→ Short problem
Find the lines in these entries that include the word "standalone" and state how many there are, with no other words.

→ Given information

========================================

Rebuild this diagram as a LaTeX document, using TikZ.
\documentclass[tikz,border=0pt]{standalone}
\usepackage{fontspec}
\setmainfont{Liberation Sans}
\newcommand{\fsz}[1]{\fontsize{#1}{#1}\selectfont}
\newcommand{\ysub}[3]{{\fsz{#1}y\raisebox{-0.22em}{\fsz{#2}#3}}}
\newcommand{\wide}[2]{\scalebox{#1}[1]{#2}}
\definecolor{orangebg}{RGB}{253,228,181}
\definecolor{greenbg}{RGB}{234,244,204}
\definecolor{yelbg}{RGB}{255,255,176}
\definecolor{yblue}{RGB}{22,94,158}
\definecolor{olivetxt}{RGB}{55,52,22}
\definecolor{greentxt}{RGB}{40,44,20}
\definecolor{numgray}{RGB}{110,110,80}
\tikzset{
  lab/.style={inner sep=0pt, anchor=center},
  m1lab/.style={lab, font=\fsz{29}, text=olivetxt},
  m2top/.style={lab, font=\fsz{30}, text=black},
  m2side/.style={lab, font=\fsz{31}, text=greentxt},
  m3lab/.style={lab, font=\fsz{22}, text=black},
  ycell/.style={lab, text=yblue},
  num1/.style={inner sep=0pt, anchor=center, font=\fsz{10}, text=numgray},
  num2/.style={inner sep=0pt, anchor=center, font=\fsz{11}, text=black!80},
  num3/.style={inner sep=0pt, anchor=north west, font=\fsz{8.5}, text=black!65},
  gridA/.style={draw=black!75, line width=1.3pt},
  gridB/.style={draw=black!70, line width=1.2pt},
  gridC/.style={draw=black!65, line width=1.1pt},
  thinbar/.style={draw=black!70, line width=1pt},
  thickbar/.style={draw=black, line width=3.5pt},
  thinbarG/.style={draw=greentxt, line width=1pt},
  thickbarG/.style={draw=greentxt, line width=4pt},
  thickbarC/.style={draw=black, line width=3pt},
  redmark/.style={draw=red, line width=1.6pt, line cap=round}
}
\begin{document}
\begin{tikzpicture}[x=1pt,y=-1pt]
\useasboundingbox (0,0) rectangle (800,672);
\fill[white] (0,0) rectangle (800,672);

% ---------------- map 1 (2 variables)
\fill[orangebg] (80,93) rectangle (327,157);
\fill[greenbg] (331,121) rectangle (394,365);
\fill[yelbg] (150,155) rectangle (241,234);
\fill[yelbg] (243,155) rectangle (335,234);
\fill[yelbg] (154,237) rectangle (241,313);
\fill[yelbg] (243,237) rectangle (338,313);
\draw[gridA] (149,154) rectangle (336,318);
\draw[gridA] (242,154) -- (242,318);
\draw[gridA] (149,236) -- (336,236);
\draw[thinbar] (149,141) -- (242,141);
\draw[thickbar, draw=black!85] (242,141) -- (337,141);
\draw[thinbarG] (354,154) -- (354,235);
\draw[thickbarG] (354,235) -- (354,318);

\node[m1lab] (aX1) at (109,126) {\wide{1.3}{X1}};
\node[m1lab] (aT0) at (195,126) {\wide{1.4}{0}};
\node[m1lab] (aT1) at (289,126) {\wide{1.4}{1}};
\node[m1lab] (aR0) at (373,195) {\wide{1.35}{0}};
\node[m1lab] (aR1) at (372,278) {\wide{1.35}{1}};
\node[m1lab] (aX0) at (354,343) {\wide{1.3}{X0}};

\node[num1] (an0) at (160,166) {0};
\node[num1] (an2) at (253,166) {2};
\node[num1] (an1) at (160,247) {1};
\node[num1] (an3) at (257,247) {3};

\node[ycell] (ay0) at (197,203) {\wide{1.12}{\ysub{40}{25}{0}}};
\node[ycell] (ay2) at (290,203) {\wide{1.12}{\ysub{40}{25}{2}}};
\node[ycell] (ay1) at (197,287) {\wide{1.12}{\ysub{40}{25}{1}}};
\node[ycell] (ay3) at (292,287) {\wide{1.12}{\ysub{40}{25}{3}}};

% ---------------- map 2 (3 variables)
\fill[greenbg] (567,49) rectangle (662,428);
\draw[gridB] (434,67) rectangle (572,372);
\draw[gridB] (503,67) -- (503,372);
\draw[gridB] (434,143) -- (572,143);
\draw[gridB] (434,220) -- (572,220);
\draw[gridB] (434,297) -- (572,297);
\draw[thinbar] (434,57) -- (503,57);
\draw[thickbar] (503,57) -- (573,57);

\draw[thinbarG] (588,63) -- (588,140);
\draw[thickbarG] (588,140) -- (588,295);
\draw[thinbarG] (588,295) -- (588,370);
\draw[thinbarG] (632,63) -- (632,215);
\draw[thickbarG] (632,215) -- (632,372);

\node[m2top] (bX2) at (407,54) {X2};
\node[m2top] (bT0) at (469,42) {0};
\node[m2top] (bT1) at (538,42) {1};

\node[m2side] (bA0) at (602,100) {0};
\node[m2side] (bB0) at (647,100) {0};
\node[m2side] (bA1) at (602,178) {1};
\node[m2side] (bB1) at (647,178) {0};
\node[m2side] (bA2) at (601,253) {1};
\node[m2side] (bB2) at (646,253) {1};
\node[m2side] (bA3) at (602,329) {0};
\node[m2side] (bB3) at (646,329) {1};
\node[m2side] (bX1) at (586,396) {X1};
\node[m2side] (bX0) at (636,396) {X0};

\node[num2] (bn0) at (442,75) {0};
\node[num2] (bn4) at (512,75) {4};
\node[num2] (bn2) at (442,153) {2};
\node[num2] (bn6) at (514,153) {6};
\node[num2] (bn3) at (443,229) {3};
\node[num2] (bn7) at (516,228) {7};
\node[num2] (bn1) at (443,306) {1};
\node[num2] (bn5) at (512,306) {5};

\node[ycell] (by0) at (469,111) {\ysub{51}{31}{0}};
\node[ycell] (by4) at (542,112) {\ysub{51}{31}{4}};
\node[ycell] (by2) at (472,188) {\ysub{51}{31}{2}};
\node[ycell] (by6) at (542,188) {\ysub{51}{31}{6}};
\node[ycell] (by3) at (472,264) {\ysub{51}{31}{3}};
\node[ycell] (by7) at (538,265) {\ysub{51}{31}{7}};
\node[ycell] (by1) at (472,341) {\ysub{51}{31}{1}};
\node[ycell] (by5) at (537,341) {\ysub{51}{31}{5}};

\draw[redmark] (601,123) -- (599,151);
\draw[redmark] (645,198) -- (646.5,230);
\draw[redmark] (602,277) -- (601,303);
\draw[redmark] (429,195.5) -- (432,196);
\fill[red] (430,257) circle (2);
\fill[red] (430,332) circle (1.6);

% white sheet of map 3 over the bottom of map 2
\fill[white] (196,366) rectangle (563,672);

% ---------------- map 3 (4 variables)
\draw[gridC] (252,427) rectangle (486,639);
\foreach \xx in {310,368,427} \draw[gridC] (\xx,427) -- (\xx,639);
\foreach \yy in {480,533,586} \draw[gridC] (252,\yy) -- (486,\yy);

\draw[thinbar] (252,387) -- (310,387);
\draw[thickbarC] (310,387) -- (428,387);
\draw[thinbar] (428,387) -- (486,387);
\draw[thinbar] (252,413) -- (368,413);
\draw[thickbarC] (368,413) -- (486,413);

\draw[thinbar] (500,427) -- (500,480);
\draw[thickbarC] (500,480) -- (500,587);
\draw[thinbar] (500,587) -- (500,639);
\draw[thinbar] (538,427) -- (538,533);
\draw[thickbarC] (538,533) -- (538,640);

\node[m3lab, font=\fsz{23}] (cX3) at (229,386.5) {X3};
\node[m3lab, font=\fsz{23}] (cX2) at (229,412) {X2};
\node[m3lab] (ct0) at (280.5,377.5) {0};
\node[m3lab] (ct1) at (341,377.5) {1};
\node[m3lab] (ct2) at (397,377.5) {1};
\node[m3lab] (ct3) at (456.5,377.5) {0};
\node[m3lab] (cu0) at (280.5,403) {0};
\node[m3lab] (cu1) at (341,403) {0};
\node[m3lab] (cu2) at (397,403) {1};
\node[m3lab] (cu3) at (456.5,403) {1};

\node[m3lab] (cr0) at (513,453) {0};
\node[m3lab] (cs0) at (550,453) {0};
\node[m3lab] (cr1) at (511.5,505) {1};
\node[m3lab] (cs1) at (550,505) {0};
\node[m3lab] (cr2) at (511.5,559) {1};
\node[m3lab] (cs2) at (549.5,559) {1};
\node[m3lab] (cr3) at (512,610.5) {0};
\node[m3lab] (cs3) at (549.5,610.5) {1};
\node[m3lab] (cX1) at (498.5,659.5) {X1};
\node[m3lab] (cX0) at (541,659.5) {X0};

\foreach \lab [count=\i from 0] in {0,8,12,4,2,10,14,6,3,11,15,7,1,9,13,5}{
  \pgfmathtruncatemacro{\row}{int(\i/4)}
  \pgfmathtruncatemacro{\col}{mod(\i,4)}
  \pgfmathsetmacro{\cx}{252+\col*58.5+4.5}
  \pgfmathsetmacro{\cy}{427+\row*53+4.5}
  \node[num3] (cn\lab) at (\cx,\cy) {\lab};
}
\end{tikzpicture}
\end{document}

========================================

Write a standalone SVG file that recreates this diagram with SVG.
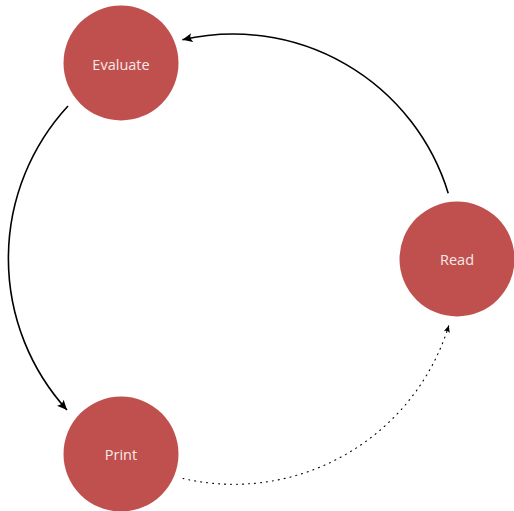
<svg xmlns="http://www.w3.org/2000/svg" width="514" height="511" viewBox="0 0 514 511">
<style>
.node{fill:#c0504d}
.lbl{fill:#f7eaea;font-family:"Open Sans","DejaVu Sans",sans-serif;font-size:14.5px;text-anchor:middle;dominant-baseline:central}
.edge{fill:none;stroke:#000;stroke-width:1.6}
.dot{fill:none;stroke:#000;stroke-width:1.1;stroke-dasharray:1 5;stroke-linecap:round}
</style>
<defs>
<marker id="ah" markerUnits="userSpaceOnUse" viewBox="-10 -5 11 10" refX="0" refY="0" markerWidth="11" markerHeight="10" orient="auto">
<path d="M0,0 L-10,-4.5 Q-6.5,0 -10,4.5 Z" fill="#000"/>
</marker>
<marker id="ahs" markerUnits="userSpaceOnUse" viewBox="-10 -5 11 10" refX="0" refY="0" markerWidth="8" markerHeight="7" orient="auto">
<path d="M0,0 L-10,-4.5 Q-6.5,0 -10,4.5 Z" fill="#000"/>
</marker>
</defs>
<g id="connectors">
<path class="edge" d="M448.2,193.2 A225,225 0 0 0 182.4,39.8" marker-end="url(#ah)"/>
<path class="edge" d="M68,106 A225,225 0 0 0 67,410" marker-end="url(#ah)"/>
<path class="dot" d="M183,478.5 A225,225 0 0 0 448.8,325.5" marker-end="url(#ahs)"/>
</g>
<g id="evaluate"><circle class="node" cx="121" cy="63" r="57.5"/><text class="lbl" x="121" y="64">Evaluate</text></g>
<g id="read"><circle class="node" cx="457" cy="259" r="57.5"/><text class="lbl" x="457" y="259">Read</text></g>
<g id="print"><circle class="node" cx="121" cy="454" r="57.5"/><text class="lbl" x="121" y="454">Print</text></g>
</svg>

========================================

→ Completed task
2